▶ GOAL:
Reproduce every line of the listing as written, apart from the pictures.

== INFORMATION PROVIDED ==

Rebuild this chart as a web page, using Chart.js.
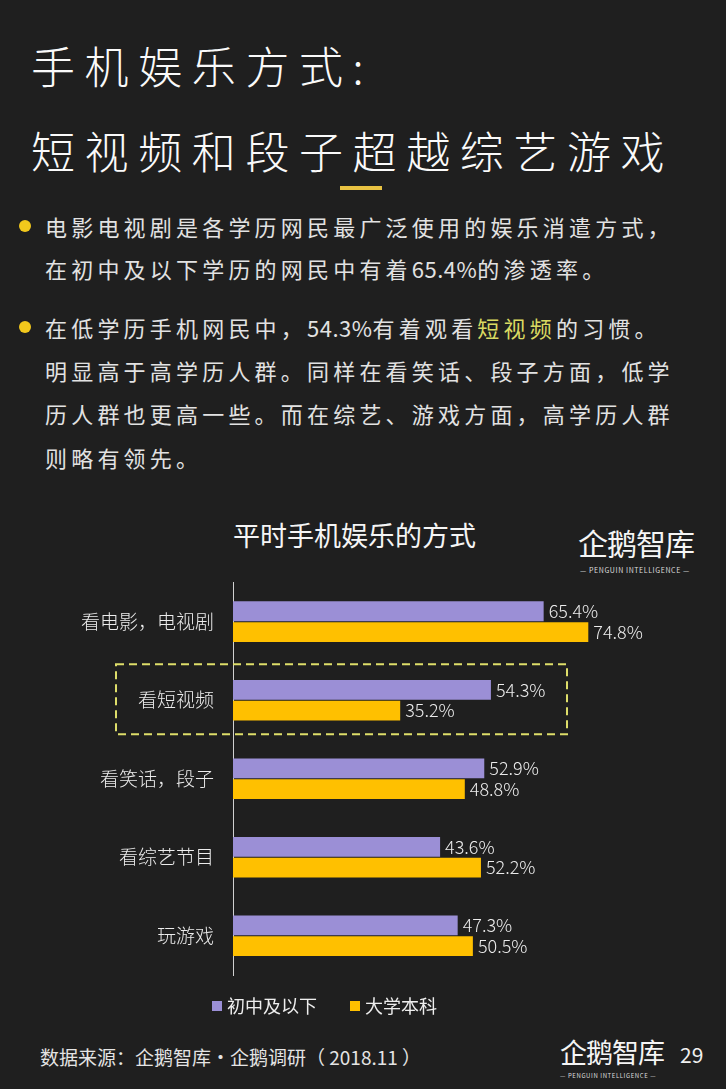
<!DOCTYPE html>
<html>
<head>
<meta charset="utf-8">
<script src="https://cdn.jsdelivr.net/npm/chart.js@4"></script>
<style>
  html, body { margin: 0; padding: 0; }
  body { width: 726px; height: 1089px; background: #1f1f1f; position: relative; overflow: hidden;
         font-family: "Noto Sans CJK SC", "Noto Sans", sans-serif; color: #e6e6e6; }
  .abs { position: absolute; white-space: nowrap; }
  .title { left: 31px; font-size: 44px; letter-spacing: 9.6px; color: #fafafa; font-weight: 300; line-height: 1; }
  .rule { left: 340px; top: 186px; width: 42px; height: 4px; background: #e8c242; }
  .dot { width: 12px; height: 12px; border-radius: 50%; background: #f2c81c; left: 19px; }
  .para { left: 45px; font-size: 22px; letter-spacing: 4.2px; line-height: 1; color: #e2e2e2; }
  .num { letter-spacing: 0.5px; }
  .hl { color: #dada62; }
  .ctitle { left: 233px; top: 521px; font-size: 27px; color: #f5f5f5; line-height: 1; }
  .logo { font-size: 30px; color: #f5f5f5; line-height: 1; letter-spacing: -1px; font-weight: 400; }
  .logosub { font-size: 7px; color: #dddddd; letter-spacing: 0.6px; line-height: 1; }
  #wrap { position: absolute; left: 0; top: 560px; width: 726px; height: 440px; }
  .leg { top: 996px; font-size: 18px; line-height: 1; color: #eeeeee; }
  .sq { display: inline-block; width: 10px; height: 10px; margin-right: 5px; vertical-align: 2px; }
  .src { left: 40px; top: 1047px; font-size: 19px; line-height: 1; color: #e4e4e4; }
  .page { left: 680px; top: 1044px; font-size: 21px; line-height: 1; color: #f0f0f0; }
</style>
</head>
<body>
<div class="abs title" style="top:43px">手机娱乐方式:</div>
<div class="abs title" style="top:128px">短视频和段子超越综艺游戏</div>
<div class="abs rule"></div>

<div class="abs dot" style="top:220px"></div>
<div class="abs para" style="top:215px">电影电视剧是各学历网民最广泛使用的娱乐消遣方式，</div>
<div class="abs para" style="top:257px">在初中及以下学历的网民中有着<span class="num">65.4%</span>的渗透率。</div>
<div class="abs dot" style="top:321px"></div>
<div class="abs para" style="top:316px">在低学历手机网民中，<span class="num">54.3%</span>有着观看<span class="hl">短视频</span>的习惯。</div>
<div class="abs para" style="top:359px">明显高于高学历人群。同样在看笑话、段子方面，低学</div>
<div class="abs para" style="top:402px">历人群也更高一些。而在综艺、游戏方面，高学历人群</div>
<div class="abs para" style="top:446px">则略有领先。</div>

<div class="abs ctitle">平时手机娱乐的方式</div>
<div class="abs logo" style="left:578px; top:527px">企鹅智库</div>
<div class="abs logosub" style="left:580px; top:567px">— PENGUIN INTELLIGENCE —</div>

<div id="wrap"><canvas id="chart"></canvas></div>

<div class="abs leg" style="left:212px"><span class="sq" style="background:#9b8fd6"></span>初中及以下</div>
<div class="abs leg" style="left:350px"><span class="sq" style="background:#ffc000"></span>大学本科</div>

<div class="abs src">数据来源：企鹅智库·企鹅调研（ 2018.11 ）</div>
<div class="abs logo" style="left:560px; top:1038px; font-size:27px">企鹅智库</div>
<div class="abs logosub" style="left:560px; top:1073px; font-size:6px">— PENGUIN INTELLIGENCE —</div>
<div class="abs page">29</div>

<script>
// chart data
const categories = ['看电影，电视剧', '看短视频', '看笑话，段子', '看综艺节目', '玩游戏'];
const lowEdu = [65.4, 54.3, 52.9, 43.6, 47.3];
const college = [74.8, 35.2, 48.8, 52.2, 50.5];
const seriesNames = ['初中及以下', '大学本科'];
const highlightIndex = 1;

// value labels at the end of each bar
const valueLabels = {
    id: 'valueLabels',
    afterDatasetsDraw(chart) {
        const ctx = chart.ctx;
        ctx.save();
        ctx.font = '300 18px "Noto Sans CJK SC", sans-serif';
        ctx.fillStyle = '#ececec';
        ctx.textAlign = 'left';
        ctx.textBaseline = 'middle';
        chart.data.datasets.forEach((ds, i) => {
            chart.getDatasetMeta(i).data.forEach((bar, j) => {
                ctx.fillText(ds.data[j].toFixed(1) + '%', bar.x + 5, bar.y);
            });
        });
        ctx.restore();
    }
};

// dashed box round the highlighted category
const highlightBox = {
    id: 'highlightBox',
    afterDraw(chart) {
        const y = chart.scales.y.getPixelForValue(highlightIndex);
        const ctx = chart.ctx;
        ctx.save();
        ctx.strokeStyle = '#dede6a';
        ctx.lineWidth = 2;
        ctx.setLineDash([8, 5]);
        ctx.strokeRect(116, y - 36, 451, 70);
        ctx.restore();
    }
};

new Chart(document.getElementById('chart'), {
    type: 'bar',
    data: {
        labels: categories,
        datasets: [
            { label: seriesNames[0], data: lowEdu, backgroundColor: '#9b8fd6' },
            { label: seriesNames[1], data: college, backgroundColor: '#ffc000' }
        ]
    },
    options: {
        indexAxis: 'y',
        responsive: true,
        maintainAspectRatio: false,
        animation: false,
        layout: { padding: { top: 20, bottom: 25, left: 0, right: 18 } },
        datasets: { bar: { categoryPercentage: 0.53, barPercentage: 0.95 } },
        plugins: { legend: { display: false }, tooltip: { enabled: false } },
        scales: {
            x: { display: false, min: 0, max: 100 },
            y: {
                grid: { display: false },
                border: { display: true, color: '#d0d0d0', width: 1 },
                ticks: {
                    color: '#ececec',
                    padding: 11,
                    font: { family: '"Noto Sans CJK SC", sans-serif', size: 19, weight: '300' }
                },
                afterFit(scale) { scale.width = 233; }
            }
        }
    },
    plugins: [valueLabels, highlightBox]
});
</script>
</body>
</html>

===

▶ ANSWER TO THIS TASK:
Rebuild this chart as a web page, using Chart.js.
<!DOCTYPE html>
<html>
<head>
<meta charset="utf-8">
<script src="https://cdn.jsdelivr.net/npm/chart.js@4"></script>
<style>
  html, body { margin: 0; padding: 0; }
  body { width: 726px; height: 1089px; background: #1f1f1f; position: relative; overflow: hidden;
         font-family: "Noto Sans CJK SC", "Noto Sans", sans-serif; color: #e6e6e6; }
  .abs { position: absolute; white-space: nowrap; }
  .title { left: 31px; font-size: 44px; letter-spacing: 9.6px; color: #fafafa; font-weight: 300; line-height: 1; }
  .rule { left: 340px; top: 186px; width: 42px; height: 4px; background: #e8c242; }
  .dot { width: 12px; height: 12px; border-radius: 50%; background: #f2c81c; left: 19px; }
  .para { left: 45px; font-size: 22px; letter-spacing: 4.2px; line-height: 1; color: #e2e2e2; }
  .num { letter-spacing: 0.5px; }
  .hl { color: #dada62; }
  .ctitle { left: 233px; top: 521px; font-size: 27px; color: #f5f5f5; line-height: 1; }
  .logo { font-size: 30px; color: #f5f5f5; line-height: 1; letter-spacing: -1px; font-weight: 400; }
  .logosub { font-size: 7px; color: #dddddd; letter-spacing: 0.6px; line-height: 1; }
  #wrap { position: absolute; left: 0; top: 560px; width: 726px; height: 440px; }
  .leg { top: 996px; font-size: 18px; line-height: 1; color: #eeeeee; }
  .sq { display: inline-block; width: 10px; height: 10px; margin-right: 5px; vertical-align: 2px; }
  .src { left: 40px; top: 1047px; font-size: 19px; line-height: 1; color: #e4e4e4; }
  .page { left: 680px; top: 1044px; font-size: 21px; line-height: 1; color: #f0f0f0; }
</style>
</head>
<body>
<div class="abs title" style="top:43px">手机娱乐方式:</div>
<div class="abs title" style="top:128px">短视频和段子超越综艺游戏</div>
<div class="abs rule"></div>

<div class="abs dot" style="top:220px"></div>
<div class="abs para" style="top:215px">电影电视剧是各学历网民最广泛使用的娱乐消遣方式，</div>
<div class="abs para" style="top:257px">在初中及以下学历的网民中有着<span class="num">65.4%</span>的渗透率。</div>
<div class="abs dot" style="top:321px"></div>
<div class="abs para" style="top:316px">在低学历手机网民中，<span class="num">54.3%</span>有着观看<span class="hl">短视频</span>的习惯。</div>
<div class="abs para" style="top:359px">明显高于高学历人群。同样在看笑话、段子方面，低学</div>
<div class="abs para" style="top:402px">历人群也更高一些。而在综艺、游戏方面，高学历人群</div>
<div class="abs para" style="top:446px">则略有领先。</div>

<div class="abs ctitle">平时手机娱乐的方式</div>
<div class="abs logo" style="left:578px; top:527px">企鹅智库</div>
<div class="abs logosub" style="left:580px; top:567px">— PENGUIN INTELLIGENCE —</div>

<div id="wrap"><canvas id="chart"></canvas></div>

<div class="abs leg" style="left:212px"><span class="sq" style="background:#9b8fd6"></span>初中及以下</div>
<div class="abs leg" style="left:350px"><span class="sq" style="background:#ffc000"></span>大学本科</div>

<div class="abs src">数据来源：企鹅智库·企鹅调研（ 2018.11 ）</div>
<div class="abs logo" style="left:560px; top:1038px; font-size:27px">企鹅智库</div>
<div class="abs logosub" style="left:560px; top:1073px; font-size:6px">— PENGUIN INTELLIGENCE —</div>
<div class="abs page">29</div>

<script>
// chart data
const categories = ['看电影，电视剧', '看短视频', '看笑话，段子', '看综艺节目', '玩游戏'];
const lowEdu = [65.4, 54.3, 52.9, 43.6, 47.3];
const college = [74.8, 35.2, 48.8, 52.2, 50.5];
const seriesNames = ['初中及以下', '大学本科'];
const highlightIndex = 1;

// value labels at the end of each bar
const valueLabels = {
    id: 'valueLabels',
    afterDatasetsDraw(chart) {
        const ctx = chart.ctx;
        ctx.save();
        ctx.font = '300 18px "Noto Sans CJK SC", sans-serif';
        ctx.fillStyle = '#ececec';
        ctx.textAlign = 'left';
        ctx.textBaseline = 'middle';
        chart.data.datasets.forEach((ds, i) => {
            chart.getDatasetMeta(i).data.forEach((bar, j) => {
                ctx.fillText(ds.data[j].toFixed(1) + '%', bar.x + 5, bar.y);
            });
        });
        ctx.restore();
    }
};

// dashed box round the highlighted category
const highlightBox = {
    id: 'highlightBox',
    afterDraw(chart) {
        const y = chart.scales.y.getPixelForValue(highlightIndex);
        const ctx = chart.ctx;
        ctx.save();
        ctx.strokeStyle = '#dede6a';
        ctx.lineWidth = 2;
        ctx.setLineDash([8, 5]);
        ctx.strokeRect(116, y - 36, 451, 70);
        ctx.restore();
    }
};

new Chart(document.getElementById('chart'), {
    type: 'bar',
    data: {
        labels: categories,
        datasets: [
            { label: seriesNames[0], data: lowEdu, backgroundColor: '#9b8fd6' },
            { label: seriesNames[1], data: college, backgroundColor: '#ffc000' }
        ]
    },
    options: {
        indexAxis: 'y',
        responsive: true,
        maintainAspectRatio: false,
        animation: false,
        layout: { padding: { top: 20, bottom: 25, left: 0, right: 18 } },
        datasets: { bar: { categoryPercentage: 0.53, barPercentage: 0.95 } },
        plugins: { legend: { display: false }, tooltip: { enabled: false } },
        scales: {
            x: { display: false, min: 0, max: 100 },
            y: {
                grid: { display: false },
                border: { display: true, color: '#d0d0d0', width: 1 },
                ticks: {
                    color: '#ececec',
                    padding: 11,
                    font: { family: '"Noto Sans CJK SC", sans-serif', size: 19, weight: '300' }
                },
                afterFit(scale) { scale.width = 233; }
            }
        }
    },
    plugins: [valueLabels, highlightBox]
});
</script>
</body>
</html>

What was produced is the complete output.